[b]Odpowiada ekspert Marcin Wojewódka, radca prawny specjalista prawa pracy:[/b]

W przepisach polskiego prawa pracy, czy to w kodeksie pracy, czy też w ustawie o szczególnych zasadach rozwiązywania z pracownikami stosunków pracy z przyczyn niedotyczących pracowników, próżno by szukać sformułowania „kryzys ekonomiczny” rozumianego jako uzasadniona przyczyna wypowiedzenia umowy o pracę. Czy oznacza to, że firma w kłopotach albo dopiero je przewidująca nie może im przeciwdziałać, rozstając się z częścią załogi? Odpowiedź na pytanie nie jest jednoznaczna. Nie ulega wątpliwości, iż to pracodawca, prowadzący przedsiębiorstwo na własny koszt i ryzyko, ma pełne prawo decydować, czy i kogo zatrudnia. To on daje etat, określa, do jakich zadań potrzebuje pracowników, i ustala wynagrodzenie.

Strony stosunku pracy nie są jednak równe. Dla pracownika wypowiedzenie to istotna zmiana życiowa, a dla pracodawcy to zamiana jednej osoby na drugą.

Dlatego przepisy prawa pracy mają między innymi na celu ochronę przed nieuzasadnioną i nagłą utratą źródła zarobkowania. Stąd generalny (chociaż z wyjątkami) zakaz wypowiadania umów w czasie urlopów, chorób i tym podobnych, ustawowe okresy wypowiedzenia, wreszcie obowiązek wskazania przyczyny uzasadniającej wypowiedzenie czy sądowa kontrola przestrzegania przepisów kodeksu.

Nie każda przyczyna uprawnia pracodawcę do wypowiedzenia umowy. Musi być uzasadniona w odniesieniu do konkretnego stanowiska pracy. Z pewnością można przyjąć, iż ogólnoświatowy kryzys ekonomiczny, który jest faktem, może uzasadniać wypowiedzenie takich umów. Jednakże nie zawsze i nie dla każdego pracodawcy.

Szef, który wypowiedziałby umowy o pracę, wskazując jako przyczynę właśnie światowy kryzys ekonomiczny, musi się liczyć z koniecznością udowodnienia zarówno tego, iż w każdym konkretnym przypadku miał on negatywny wpływ na samego pracodawcę (np. znacząco pogarszał jego sytuację finansową), jak i tego, iż rozwiązanie umowy z danym pracownikiem może w jakiś sposób, nawet później, sytuację pracodawcy poprawić albo zapobiec dalszemu jej pogarszaniu.
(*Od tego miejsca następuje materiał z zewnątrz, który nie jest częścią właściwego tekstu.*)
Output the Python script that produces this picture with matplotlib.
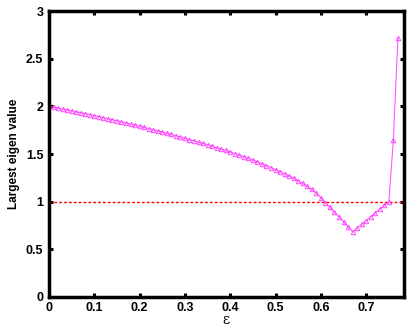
import numpy as np
import matplotlib
matplotlib.use("Agg")
import matplotlib.pyplot as plt

# coupling strength and largest eigenvalue
eps = [round(0.01 * i, 2) for i in range(78)]
lam = [2.000, 1.991, 1.982, 1.972, 1.963, 1.953, 1.943, 1.934, 1.924, 1.914,
       1.904, 1.893, 1.882, 1.871, 1.860, 1.849, 1.838, 1.826, 1.815, 1.803,
       1.791, 1.779, 1.767, 1.755, 1.743, 1.730, 1.718, 1.705, 1.692, 1.679,
       1.666, 1.652, 1.639, 1.625, 1.611, 1.597, 1.582, 1.567, 1.552, 1.537,
       1.521, 1.505, 1.488, 1.471, 1.454, 1.436, 1.417, 1.398, 1.379, 1.358,
       1.336, 1.315, 1.293, 1.270, 1.245, 1.219, 1.191, 1.161, 1.128, 1.089,
       1.042, 0.990, 0.940, 0.890, 0.840, 0.790, 0.735, 0.684, 0.723, 0.763,
       0.802, 0.842, 0.882, 0.921, 0.961, 1.000, 1.650, 2.720]
threshold = 1.0

xticks = [0, 0.1, 0.2, 0.3, 0.4, 0.5, 0.6, 0.7]
yticks = [0, 0.5, 1, 1.5, 2, 2.5, 3]

plt.rcParams['font.family'] = ['Liberation Sans', 'DejaVu Sans']

fig = plt.figure(figsize=(4.15, 3.27), dpi=100)
ax = fig.add_axes([0.118, 0.092, 0.855, 0.874])

ax.axhline(threshold, color='#ff0000', lw=1.0, ls=(0, (2, 1.5)))
ax.plot(eps, lam, color='#ff55ff', lw=0.8, marker='^', ms=3.2,
        mfc='none', mec='#ff44ff', mew=0.7)

ax.set_xlim(0, 0.783)
ax.set_ylim(0, 3)
ax.set_xticks(xticks)
ax.set_xticklabels(['0', '0.1', '0.2', '0.3', '0.4', '0.5', '0.6', '0.7'])
ax.set_yticks(yticks)
ax.set_yticklabels(['0', '0.5', '1', '1.5', '2', '2.5', '3'])

for s in ax.spines.values():
    s.set_linewidth(2.5)
ax.tick_params(direction='in', length=3, width=2.2, top=True, right=True,
               labelsize=9, pad=4)
for lab in ax.get_xticklabels() + ax.get_yticklabels():
    lab.set_fontweight('bold')

ax.set_xlabel('ε', fontsize=10, labelpad=-1, family=['DejaVu Serif'])
ax.set_ylabel('Largest eigen value', fontsize=8.5, fontweight='bold', labelpad=4)

fig.savefig('out.png', dpi=100)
Potwierdza to orzecznictwo [b]Sądu Najwyższego[/b], który wskazuje, iż nawet trudna sytuacja finansowa wydziału wyższej uczelni [b](wyrok z 29 marca 2006 r. II PK 249/05)[/b] może zostać uznana za ważną przyczynę uzasadniającą wypowiedzenie stosunku pracy na czas nieokreślony, jeśli pracodawca wykaże związek przyczynowy między rozwiązaniem umowy z danym pracownikiem a swoją sytuacją finansową.